3. Look at the schedule of panelists, and do some research. On the first day, I asked Michael Dorn a question I thought was pretty good. I could tell from his answer that although he was incredibly polite (and gorgeous - my God, that man is beautiful!), he had been asked that question 1200 times before. I went home and researched the panelists I wanted to see the next day. I knew I was going to ask Adam West about Lookwell (if you haven't seen it, it's worth the effort to find it). I thought it would be really rude not to ask Burt Ward a question. Because I did my research, I was able to ask him about Gentle Giants Rescue and Adoptions, the non-profit he started with his fourth wife. From his reaction, I gather it was a relatively new question, and it made the experience more fun for him, and for us.
5. Bring money. You are bound to find something that you want to take home as a souvenir, whether it be a t-shirt (like the one I bought, shown on the left), or a book, or a sword, etc...
Some of the t-shirt companies have brilliant sayings, printed out on cards that you can take home and put on the fridge, or frame. "Philosophy Majors - Blurring the line between 'artistic' and 'homeless' since 385 B.C." and "I was never actually a zombie. Just a lonely cannibal trying to fit in." are two of my favourites, by Rock Paper Cynic (rockpapercynic.com). Good, smart t-shirt makers deserve support.

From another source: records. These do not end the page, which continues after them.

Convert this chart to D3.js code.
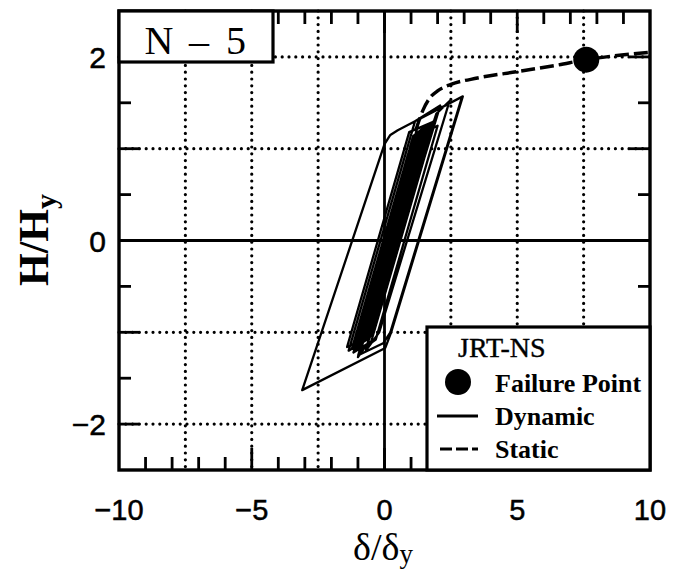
<!DOCTYPE html>
<html><head><meta charset="utf-8">
<script src="https://cdn.jsdelivr.net/npm/d3@7"></script>
<style>html,body{margin:0;padding:0;background:#fff;} svg{display:block;}</style>
</head><body>
<svg id="chart" width="684" height="570"></svg>
<script>
// ---------- data ----------
const xDomain = [-10, 10];
const yDomain = [-2.5, 2.5];
const xTickLabels = [-10, -5, 0, 5, 10];
const yTickLabels = [-2, 0, 2];
const gridX = [-7.5, -5, -2.5, 2.5, 5, 7.5];
const gridY = [-2, -1, 1, 2];
const staticCurve = [
  [0,0],[0.6,0.6],[1.2,1.22],[1.45,1.42],[1.7,1.55],[2.0,1.63],[2.5,1.70],
  [3.5,1.77],[5.0,1.84],[6.5,1.91],[7.6,1.97],[8.6,2.01],[10,2.05]
];
const dynamicResponse = [
  [0,0],
  [1.10,1.10],[1.42,1.22],
  [-0.86,-1.06],[-1.23,-1.18],
  [1.09,1.14],[1.61,1.26],
  [-0.73,-1.08],[-1.10,-1.20],
  [1.26,1.16],[1.73,1.28],
  [-0.59,-1.04],[-1.41,-1.16],
  [0.93,1.18],[1.90,1.30],
  [-0.50,-1.10],[-1.17,-1.22],
  [1.18,1.13],[2.00,1.25],
  [-0.33,-1.08],[-0.90,-1.20],
  [1.48,1.18],[1.85,1.30],
  [-0.48,-1.03],[-1.00,-1.15],
  [1.30,1.15],[1.67,1.27],
  [-0.68,-1.08],[-1.35,-1.20],
  [1.15,1.30],[2.10,1.47],
  [-0.63,-1.12],[-1.00,-1.27],
  [1.95,1.38],[2.45,1.52],
  [-0.20,-1.00],[-0.70,-1.20],
  [1.30,1.32],[2.95,1.57],
  [0.25,-1.00],[0.03,-1.17],
  [-3.10,-1.63],
  [0.00,1.05],[0.22,1.15],[0.50,1.20],
  [2.92,1.565],
  [0.22,-1.00],[-0.05,-1.12],
  [-0.99,-1.25],
  [1.42,1.16],[1.78,1.28],
  [-0.56,-1.06],[-1.18,-1.18],
  [1.12,1.12],[1.54,1.24],
  [-0.70,-1.00],[-0.92,-1.12],
  [0.35,0.15]
];
const failurePoint = [7.6, 1.97];
const specimenLabel = ["N", "–", "5"];
const legendTitle = "JRT-NS";
const legendLabels = ["Failure Point", "Dynamic", "Static"];
const xTitle = "δ/δ";
const yTitle = "H/H";
const subTitle = "y";

// ---------- layout ----------
const svg = d3.select("#chart");
const L = 119, R = 650, T = 11, B = 470;
const x = d3.scaleLinear().domain(xDomain).range([L, R]);
const y = d3.scaleLinear().domain(yDomain).range([B, T]);
const serif = "'Liberation Serif','Times New Roman',serif";
const sans = "'Liberation Sans',Arial,Helvetica,sans-serif";

svg.append("rect").attr("width",684).attr("height",570).attr("fill","#fff");

const g = svg.append("g");
// dotted grid
function dotted(sel){
  return sel.attr("stroke","#000").attr("stroke-width",3.2)
    .attr("stroke-dasharray","0 6.8").attr("stroke-linecap","round");
}
dotted(g.selectAll(".gx").data(gridX).join("line")
  .attr("x1",d=>x(d)).attr("x2",d=>x(d)).attr("y1",T).attr("y2",B));
dotted(g.selectAll(".gy").data(gridY).join("line")
  .attr("y1",d=>y(d)).attr("y2",d=>y(d)).attr("x1",L).attr("x2",R));
// zero lines
g.append("line").attr("x1",x(0)).attr("x2",x(0)).attr("y1",T).attr("y2",B).attr("stroke","#000").attr("stroke-width",2.8);
g.append("line").attr("y1",y(0)).attr("y2",y(0)).attr("x1",L).attr("x2",R).attr("stroke","#000").attr("stroke-width",2.8);

// ticks (inward, all four sides)
const xt = x.ticks(20).filter(v=>v>xDomain[0] && v<xDomain[1]);
const yt = y.ticks(10).filter(v=>v>yDomain[0] && v<yDomain[1]);
const tl = v => (v % 5 === 0 ? 22 : 13);
const yl = v => (Number.isInteger(v) ? 20 : 12);
const tk = g.append("g").attr("stroke","#000").attr("stroke-width",2.8);
tk.selectAll(".tb").data(xt).join("line").attr("x1",d=>x(d)).attr("x2",d=>x(d)).attr("y1",B).attr("y2",d=>B-tl(d));
tk.selectAll(".tt").data(xt).join("line").attr("x1",d=>x(d)).attr("x2",d=>x(d)).attr("y1",T).attr("y2",d=>T+tl(d));
tk.selectAll(".tlft").data(yt).join("line").attr("y1",d=>y(d)).attr("y2",d=>y(d)).attr("x1",L).attr("x2",d=>L+yl(d));
tk.selectAll(".trt").data(yt).join("line").attr("y1",d=>y(d)).attr("y2",d=>y(d)).attr("x1",R).attr("x2",d=>R-yl(d));

// static curve
g.append("path").datum(staticCurve)
  .attr("d", d3.line().x(d=>x(d[0])).y(d=>y(d[1])).curve(d3.curveMonotoneX))
  .attr("fill","none").attr("stroke","#000").attr("stroke-width",3.4)
  .attr("stroke-dasharray","14 5");
// dynamic response
g.append("path").datum(dynamicResponse)
  .attr("d", d3.line().x(d=>x(d[0])).y(d=>y(d[1])).curve(d3.curveLinear))
  .attr("fill","none").attr("stroke","#000").attr("stroke-width",2.3)
  .attr("stroke-linejoin","round");
// failure point
g.append("circle").attr("cx",x(failurePoint[0])).attr("cy",y(failurePoint[1])).attr("r",13).attr("fill","#000");

// frame
g.append("rect").attr("x",L).attr("y",T).attr("width",R-L).attr("height",B-T)
  .attr("fill","none").attr("stroke","#000").attr("stroke-width",3.4);

// specimen label box
g.append("rect").attr("x",L).attr("y",T).attr("width",154).attr("height",51)
  .attr("fill","#fff").attr("stroke","#000").attr("stroke-width",3.2);
const sx = [159, 199, 236];
g.selectAll(".sp").data(specimenLabel).join("text")
  .attr("x",(d,i)=>sx[i]).attr("y",54).attr("text-anchor","middle")
  .attr("font-family",serif).attr("font-size",40).text(d=>d);

// legend
const lg = g.append("g");
lg.append("rect").attr("x",427).attr("y",327).attr("width",R-427).attr("height",B-327)
  .attr("fill","#fff").attr("stroke","#000").attr("stroke-width",3.2);
lg.append("text").attr("x",458).attr("y",357).attr("font-family",serif).attr("font-size",28)
  .attr("stroke","#000").attr("stroke-width",0.4).text(legendTitle);
lg.append("circle").attr("cx",458).attr("cy",382).attr("r",13).attr("fill","#000");
lg.append("line").attr("x1",437).attr("x2",478).attr("y1",416).attr("y2",416).attr("stroke","#000").attr("stroke-width",3);
lg.append("line").attr("x1",437).attr("x2",478).attr("y1",449).attr("y2",449).attr("stroke","#000").attr("stroke-width",3).attr("stroke-dasharray","12 4").attr("stroke-dashoffset",-3);
const ly = [392, 425, 458];
lg.selectAll(".lt").data(legendLabels).join("text")
  .attr("x",495).attr("y",(d,i)=>ly[i]).attr("font-family",serif).attr("font-weight","bold")
  .attr("font-size",26).text(d=>d);

// tick labels
g.selectAll(".xl").data(xTickLabels).join("text")
  .attr("x",d=>x(d)).attr("y",520).attr("text-anchor","middle")
  .attr("font-family",sans).attr("font-size",29).attr("stroke","#000").attr("stroke-width",0.5)
  .text(d=>d<0?"−"+Math.abs(d):d);
g.selectAll(".yl").data(yTickLabels).join("text")
  .attr("x",106).attr("y",d=>y(d)+11).attr("text-anchor","end")
  .attr("font-family",sans).attr("font-size",30).attr("stroke","#000").attr("stroke-width",0.5)
  .text(d=>d<0?"−"+Math.abs(d):d);

// axis titles
const xtT = g.append("text").attr("x",383).attr("y",560).attr("text-anchor","middle")
  .attr("font-family",serif).attr("font-size",38);
xtT.append("tspan").text(xTitle);
xtT.append("tspan").attr("font-size",27).attr("dy",3).text(subTitle);
const ytT = g.append("text").attr("transform","translate(48,240) rotate(-90)").attr("text-anchor","middle")
  .attr("font-family",serif).attr("font-weight","bold").attr("font-size",42);
ytT.append("tspan").text(yTitle);
ytT.append("tspan").attr("font-size",30).attr("dy",8).text(subTitle);
</script>
</body></html>
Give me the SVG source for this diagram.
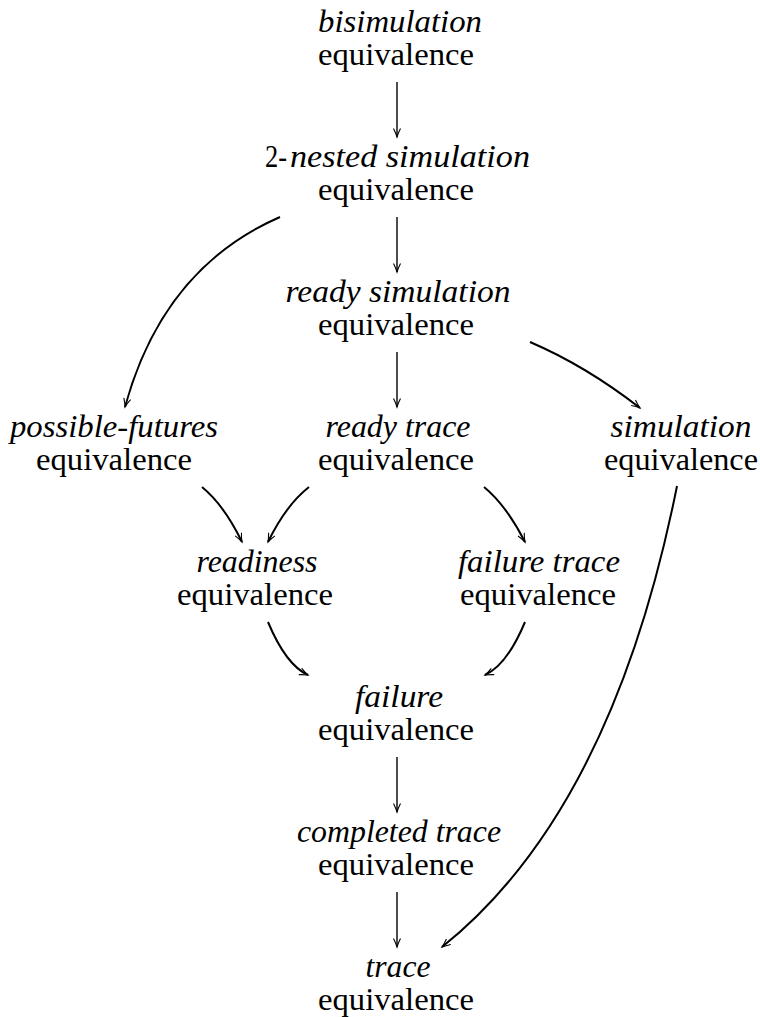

There are also many comic/graphic novel artists there to gain a bit of publicity for their work. Take the time to browse a bit, and to ask questions. Many have on-line sites (daveswurld.wordpress.com, and heroesofthenorth.com).
6. If you're on a budget, be imaginative. Pack a lunch and snacks, and water. Keep an eye open for what can make a good souvenir. for instance, a ticket stub for a movie can be laminated. Used as a bookmark, it will not only be unique, but will bring you pleasure for years to come.
A business card card can also be laminated.
7. Most of all, just have fun, and enjoy the fellowship of others.